-- BEGIN --

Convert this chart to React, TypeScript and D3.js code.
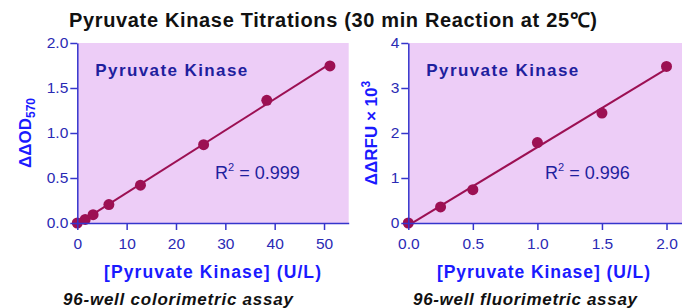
import React, { useEffect, useRef } from "react";
import * as d3 from "d3";

// colorimetric assay (left panel)
const colorConc = [0, 1.6, 3.2, 6.4, 12.8, 25.6, 38.4, 51.2];
const colorOD = [0.0, 0.04, 0.093, 0.205, 0.42, 0.87, 1.363, 1.745];
const colorXTicks = [0, 10, 20, 30, 40, 50];
const colorYTicks = [0, 0.5, 1.0, 1.5, 2.0];

// fluorimetric assay (right panel)
const fluorConc = [0, 0.25, 0.5, 1.0, 1.5, 2.0];
const fluorRFU = [0.0, 0.356, 0.74, 1.787, 2.444, 3.48];
const fluorXTicks = [0, 0.5, 1.0, 1.5, 2.0];
const fluorYTicks = [0, 1, 2, 3, 4];

const W = 682;
const H = 308;
const FONT = "'Liberation Sans', Arial, Helvetica, sans-serif";
const BG = "#edcdf7";
const AXIS = "#3535cc";
const TICK_TEXT = "#2a2ab4";
const TITLE_BLUE = "#1a1aff";
const LABEL_BLUE = "#1f1f9e";
const MARK = "#9c1053";

function fit(xs: number[], ys: number[]) {
  const mx = d3.mean(xs)!;
  const my = d3.mean(ys)!;
  let sxy = 0;
  let sxx = 0;
  xs.forEach((x, i) => {
    sxy += (x - mx) * (ys[i] - my);
    sxx += (x - mx) * (x - mx);
  });
  const slope = sxy / sxx;
  return { slope, intercept: my - slope * mx };
}

export default function App() {
  const ref = useRef<SVGSVGElement>(null);

  useEffect(() => {
    const svg = d3.select(ref.current).attr("width", W).attr("height", H);
    svg.selectAll("*").remove();

    const panels = [
      {
        xs: colorConc,
        ys: colorOD,
        x: d3.scaleLinear().domain([0, 55]).range([77.3, 348.7]),
        y: d3.scaleLinear().domain([0, 2]).range([223, 43]),
        xTicks: colorXTicks,
        yTicks: colorYTicks,
        xFmt: d3.format("d"),
        yFmt: d3.format(".1f"),
        r2: "0.999",
        r2x: 215,
        yTitle: ["ΔΔOD", "570", "sub"],
        yTitleX: 31,
        xTitle: [104, 217],
        caption: ["96-well colorimetric assay", 63, 230],
      },
      {
        xs: fluorConc,
        ys: fluorRFU,
        x: d3.scaleLinear().domain([0, 2.12]).range([408.3, 682]),
        y: d3.scaleLinear().domain([0, 4]).range([223, 43]),
        xTicks: fluorXTicks,
        yTicks: fluorYTicks,
        xFmt: d3.format(".1f"),
        yFmt: d3.format("d"),
        r2: "0.996",
        r2x: 545,
        yTitle: ["ΔΔRFU × 10", "3", "sup"],
        yTitleX: 377,
        xTitle: [437, 213],
        caption: ["96-well fluorimetric assay", 413, 224],
      },
    ];

    panels.forEach((p) => {
      const [x0, x1] = p.x.range();
      const [y0, y1] = p.y.range();

      // plot background
      svg
        .append("rect")
        .attr("x", x0)
        .attr("y", y1)
        .attr("width", x1 - x0)
        .attr("height", y0 - y1)
        .attr("fill", BG);

      // fit line
      const f = fit(p.xs, p.ys);
      const xMax = d3.max(p.xs)!;
      svg
        .append("line")
        .attr("x1", p.x(0))
        .attr("y1", p.y(f.intercept))
        .attr("x2", p.x(xMax))
        .attr("y2", p.y(f.intercept + f.slope * xMax))
        .attr("stroke", MARK)
        .attr("stroke-width", 2);

      // points
      svg
        .append("g")
        .selectAll("circle")
        .data(p.xs)
        .join("circle")
        .attr("cx", (d) => p.x(d))
        .attr("cy", (d, i) => p.y(p.ys[i]))
        .attr("r", 5.5)
        .attr("fill", MARK);

      // axes
      const xAxis = svg
        .append("g")
        .attr("transform", `translate(0,${y0})`)
        .call(
          d3
            .axisBottom(p.x)
            .tickValues(p.xTicks)
            .tickFormat((d) => p.xFmt(d as number))
            .tickSize(7)
            .tickSizeOuter(0)
            .tickPadding(8)
        );
      const yAxis = svg
        .append("g")
        .attr("transform", `translate(${x0},0)`)
        .call(
          d3
            .axisLeft(p.y)
            .tickValues(p.yTicks)
            .tickFormat((d) => p.yFmt(d as number))
            .tickSize(7)
            .tickSizeOuter(0)
            .tickPadding(2)
        );
      [xAxis, yAxis].forEach((a) => {
        a.selectAll("path,line").attr("stroke", AXIS).attr("stroke-width", 1.5);
        a.selectAll("text")
          .attr("fill", TICK_TEXT)
          .attr("font-family", FONT)
          .attr("font-size", 15.5);
      });

      // in-plot label
      svg
        .append("text")
        .attr("x", x0 + 18)
        .attr("y", 76)
        .attr("font-family", FONT)
        .attr("font-size", 17)
        .attr("font-weight", 700)
        .attr("textLength", 152)
        .attr("lengthAdjust", "spacing")
        .attr("fill", LABEL_BLUE)
        .text("Pyruvate Kinase");

      // R squared
      const r2 = svg
        .append("text")
        .attr("x", p.r2x)
        .attr("y", 179)
        .attr("font-family", FONT)
        .attr("font-size", 18)
        .attr("fill", LABEL_BLUE);
      r2.append("tspan").text("R");
      r2.append("tspan").attr("font-size", 11).attr("dy", -8).text("2");
      r2.append("tspan").attr("dy", 8).text(" = " + p.r2);

      // y title
      const yt = svg
        .append("text")
        .attr("transform", `translate(${p.yTitleX},133) rotate(-90)`)
        .attr("text-anchor", "middle")
        .attr("font-family", FONT)
        .attr("font-size", 17)
        .attr("font-weight", 700)
        .attr("fill", TITLE_BLUE);
      yt.append("tspan").text(p.yTitle[0]);
      yt.append("tspan")
        .attr("font-size", 12)
        .attr("dy", p.yTitle[2] === "sub" ? 4 : -7)
        .text(p.yTitle[1]);

      // x title
      svg
        .append("text")
        .attr("x", p.xTitle[0])
        .attr("y", 278)
        .attr("font-family", FONT)
        .attr("font-size", 17.5)
        .attr("font-weight", 700)
        .attr("textLength", p.xTitle[1])
        .attr("lengthAdjust", "spacing")
        .attr("fill", TITLE_BLUE)
        .text("[Pyruvate Kinase] (U/L)");

      // caption
      svg
        .append("text")
        .attr("x", p.caption[1])
        .attr("y", 305)
        .attr("font-family", FONT)
        .attr("font-size", 17)
        .attr("font-weight", 700)
        .attr("font-style", "italic")
        .attr("textLength", p.caption[2])
        .attr("lengthAdjust", "spacing")
        .attr("fill", "#111")
        .text(p.caption[0] as string);
    });

    // title
    svg
      .append("text")
      .attr("x", 69)
      .attr("y", 27)
      .attr("font-family", FONT)
      .attr("font-size", 20)
      .attr("font-weight", 700)
      .attr("textLength", 528)
      .attr("lengthAdjust", "spacing")
      .attr("fill", "#111")
      .text("Pyruvate Kinase Titrations (30 min Reaction at 25℃)");
  }, []);

  return (
    <svg
      ref={ref}
      style={{ position: "absolute", left: 0, top: 0, background: "#fff" }}
    />
  );
}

-- END --

## [Goal]
Please repeat exactly the data above from its first line to the line that contains "const fluorYTicks = [0, 1, 2, 3, 4];", inclusive, and leave every picture out.

## [Answer to this exercise]
Convert this chart to React, TypeScript and D3.js code.
import React, { useEffect, useRef } from "react";
import * as d3 from "d3";

// colorimetric assay (left panel)
const colorConc = [0, 1.6, 3.2, 6.4, 12.8, 25.6, 38.4, 51.2];
const colorOD = [0.0, 0.04, 0.093, 0.205, 0.42, 0.87, 1.363, 1.745];
const colorXTicks = [0, 10, 20, 30, 40, 50];
const colorYTicks = [0, 0.5, 1.0, 1.5, 2.0];

// fluorimetric assay (right panel)
const fluorConc = [0, 0.25, 0.5, 1.0, 1.5, 2.0];
const fluorRFU = [0.0, 0.356, 0.74, 1.787, 2.444, 3.48];
const fluorXTicks = [0, 0.5, 1.0, 1.5, 2.0];
const fluorYTicks = [0, 1, 2, 3, 4];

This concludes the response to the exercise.